Car rental on road to recovery across Europe
Six months into 2021, market data specialist Dataforce looked at how car rental companies are faring one year after the worst effects of the pandemic. In particular, they looked at the situation in Germany, in Italy and in Spain.
Germany is the largest nation in Europe in terms of car rentals, registering twice the number of new vehicles than the number two. In 2020, Germany registered just under 300,000 passenger vehicles, down over 30% from 2019 because of the pandemic.
Spain and Italy are both subject to more seasonality because of the tourist flow in the summer months. From 2016 to 2019, for instance, both countries registered 77.9% and 78.3% of all car-rental registrations in the first six months of the year.
Both countries were particularly hard hit by the pandemic.
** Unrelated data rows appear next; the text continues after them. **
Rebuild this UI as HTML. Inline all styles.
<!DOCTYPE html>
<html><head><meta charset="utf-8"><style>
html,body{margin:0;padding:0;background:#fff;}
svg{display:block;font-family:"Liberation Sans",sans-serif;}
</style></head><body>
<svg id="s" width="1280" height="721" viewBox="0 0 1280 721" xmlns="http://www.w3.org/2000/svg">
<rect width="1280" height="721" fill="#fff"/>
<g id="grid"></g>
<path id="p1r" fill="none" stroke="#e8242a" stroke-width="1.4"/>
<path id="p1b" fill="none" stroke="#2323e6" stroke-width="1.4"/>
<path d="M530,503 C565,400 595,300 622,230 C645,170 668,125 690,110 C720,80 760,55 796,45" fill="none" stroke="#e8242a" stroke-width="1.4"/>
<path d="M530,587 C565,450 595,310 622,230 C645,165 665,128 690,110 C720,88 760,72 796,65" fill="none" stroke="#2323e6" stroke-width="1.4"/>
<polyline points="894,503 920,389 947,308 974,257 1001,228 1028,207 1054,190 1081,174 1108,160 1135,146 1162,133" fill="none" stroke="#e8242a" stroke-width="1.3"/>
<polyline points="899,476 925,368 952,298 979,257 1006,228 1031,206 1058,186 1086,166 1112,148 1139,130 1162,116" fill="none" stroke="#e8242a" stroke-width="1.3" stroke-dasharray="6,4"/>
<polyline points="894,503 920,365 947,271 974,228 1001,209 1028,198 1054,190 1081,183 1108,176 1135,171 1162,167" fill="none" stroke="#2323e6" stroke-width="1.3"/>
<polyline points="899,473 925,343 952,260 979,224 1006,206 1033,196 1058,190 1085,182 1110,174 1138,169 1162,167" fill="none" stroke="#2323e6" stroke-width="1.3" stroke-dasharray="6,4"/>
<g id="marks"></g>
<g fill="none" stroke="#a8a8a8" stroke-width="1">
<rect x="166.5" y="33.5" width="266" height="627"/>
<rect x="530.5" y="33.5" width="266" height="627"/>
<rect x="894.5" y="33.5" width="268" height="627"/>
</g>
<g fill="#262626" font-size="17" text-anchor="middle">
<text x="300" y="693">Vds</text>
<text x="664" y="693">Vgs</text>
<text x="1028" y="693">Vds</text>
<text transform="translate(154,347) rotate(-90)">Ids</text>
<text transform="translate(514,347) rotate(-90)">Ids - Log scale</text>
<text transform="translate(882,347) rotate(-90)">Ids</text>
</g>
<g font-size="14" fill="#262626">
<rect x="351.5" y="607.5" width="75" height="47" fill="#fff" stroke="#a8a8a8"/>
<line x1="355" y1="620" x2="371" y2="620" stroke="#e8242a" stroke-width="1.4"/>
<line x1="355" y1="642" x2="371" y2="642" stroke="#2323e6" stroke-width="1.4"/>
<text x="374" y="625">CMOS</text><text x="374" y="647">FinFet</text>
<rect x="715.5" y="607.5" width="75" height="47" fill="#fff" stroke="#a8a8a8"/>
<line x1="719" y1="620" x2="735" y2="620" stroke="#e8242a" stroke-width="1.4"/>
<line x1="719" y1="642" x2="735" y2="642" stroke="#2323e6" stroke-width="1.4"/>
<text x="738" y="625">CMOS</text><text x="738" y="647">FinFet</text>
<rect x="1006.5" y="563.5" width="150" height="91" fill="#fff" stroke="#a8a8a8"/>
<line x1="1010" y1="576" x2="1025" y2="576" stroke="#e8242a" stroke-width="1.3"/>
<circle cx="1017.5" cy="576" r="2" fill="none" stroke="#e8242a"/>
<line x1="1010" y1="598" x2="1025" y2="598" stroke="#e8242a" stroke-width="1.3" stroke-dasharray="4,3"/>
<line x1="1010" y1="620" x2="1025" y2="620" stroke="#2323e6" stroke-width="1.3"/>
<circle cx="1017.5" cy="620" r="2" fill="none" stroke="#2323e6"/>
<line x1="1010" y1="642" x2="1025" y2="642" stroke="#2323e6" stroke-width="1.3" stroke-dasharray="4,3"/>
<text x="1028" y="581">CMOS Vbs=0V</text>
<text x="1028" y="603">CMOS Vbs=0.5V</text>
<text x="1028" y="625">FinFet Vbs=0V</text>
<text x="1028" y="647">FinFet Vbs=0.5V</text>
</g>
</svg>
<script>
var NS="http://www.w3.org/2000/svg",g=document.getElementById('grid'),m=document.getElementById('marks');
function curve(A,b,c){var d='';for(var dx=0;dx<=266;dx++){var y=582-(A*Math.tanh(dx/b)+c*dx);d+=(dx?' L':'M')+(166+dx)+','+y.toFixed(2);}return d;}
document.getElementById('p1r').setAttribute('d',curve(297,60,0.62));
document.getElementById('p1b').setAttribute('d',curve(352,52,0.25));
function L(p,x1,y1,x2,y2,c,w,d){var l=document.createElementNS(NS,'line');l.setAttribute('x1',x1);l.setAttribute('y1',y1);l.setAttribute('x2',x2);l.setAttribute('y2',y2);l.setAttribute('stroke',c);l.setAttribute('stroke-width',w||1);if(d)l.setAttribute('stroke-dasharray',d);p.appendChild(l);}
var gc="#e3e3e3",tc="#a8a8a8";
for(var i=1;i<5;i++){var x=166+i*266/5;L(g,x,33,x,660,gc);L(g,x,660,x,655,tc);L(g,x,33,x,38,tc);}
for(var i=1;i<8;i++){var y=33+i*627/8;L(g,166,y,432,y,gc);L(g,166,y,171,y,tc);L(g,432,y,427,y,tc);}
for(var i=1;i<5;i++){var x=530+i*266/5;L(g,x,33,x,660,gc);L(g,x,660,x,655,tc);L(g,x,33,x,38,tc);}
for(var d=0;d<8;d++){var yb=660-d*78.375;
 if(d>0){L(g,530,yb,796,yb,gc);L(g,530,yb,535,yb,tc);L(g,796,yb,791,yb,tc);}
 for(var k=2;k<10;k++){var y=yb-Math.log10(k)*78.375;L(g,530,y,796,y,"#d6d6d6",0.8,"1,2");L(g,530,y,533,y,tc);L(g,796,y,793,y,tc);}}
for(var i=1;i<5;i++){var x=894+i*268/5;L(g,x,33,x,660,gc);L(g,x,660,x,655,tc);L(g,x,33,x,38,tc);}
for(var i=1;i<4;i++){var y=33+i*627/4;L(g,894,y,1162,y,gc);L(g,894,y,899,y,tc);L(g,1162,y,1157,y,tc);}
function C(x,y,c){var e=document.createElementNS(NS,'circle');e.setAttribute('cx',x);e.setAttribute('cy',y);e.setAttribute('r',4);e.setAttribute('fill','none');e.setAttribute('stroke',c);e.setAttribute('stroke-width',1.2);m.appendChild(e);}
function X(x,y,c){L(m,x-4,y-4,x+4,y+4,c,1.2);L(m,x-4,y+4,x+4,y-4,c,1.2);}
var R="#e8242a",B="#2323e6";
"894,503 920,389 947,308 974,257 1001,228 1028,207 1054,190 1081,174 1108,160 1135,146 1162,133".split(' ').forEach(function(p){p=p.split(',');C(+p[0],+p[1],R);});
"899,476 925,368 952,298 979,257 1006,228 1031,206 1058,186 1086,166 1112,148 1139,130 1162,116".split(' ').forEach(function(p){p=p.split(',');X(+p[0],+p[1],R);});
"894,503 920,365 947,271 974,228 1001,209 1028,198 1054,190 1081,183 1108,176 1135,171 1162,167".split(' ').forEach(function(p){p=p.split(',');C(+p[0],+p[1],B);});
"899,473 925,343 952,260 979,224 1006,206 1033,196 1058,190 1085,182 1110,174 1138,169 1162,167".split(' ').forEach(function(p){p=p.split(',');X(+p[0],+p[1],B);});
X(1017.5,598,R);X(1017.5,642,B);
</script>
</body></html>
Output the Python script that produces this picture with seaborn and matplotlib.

In Spain, registrations fell by no less than 59.7% compared to 2019 with 250,000 new vehicles and Italy was down 50.8% with 175,000 registrations.
Given the seasonality in Spain and Italy, Dataforce believes the first half of the year is a good gauge on progress of recovery. Year-to-date, Spain sees the strongest recovery, up by 98.8%, equating to over 55,000 more registrations. An increase is also visible in Italy, albeit less pronounced, by 21.9%. Germany, which suffered far less in 2020 than its Southern European counterparts, grew by 20.2%, highlighting that a large portion of the car rental market in Germany is the result of economic drivers other than tourism.
Dataforce also investigated the figures for tourist hotspots like Sardinia, Sicily and the Canary Islands:
- The Italian islands are up by 109.8% YTD with a marked growth of the share of hybrids, PHEVs and BEVs. These results mean there were more registrations in 2021 YTD than in the full years of 2019 and 2020.
- The Canary Islands have also done well, going up by 86.3%. Electrified powertrains also performed well, with three times the number of PHEVs, 52.5% more hybrids and 68.3% more BEVs.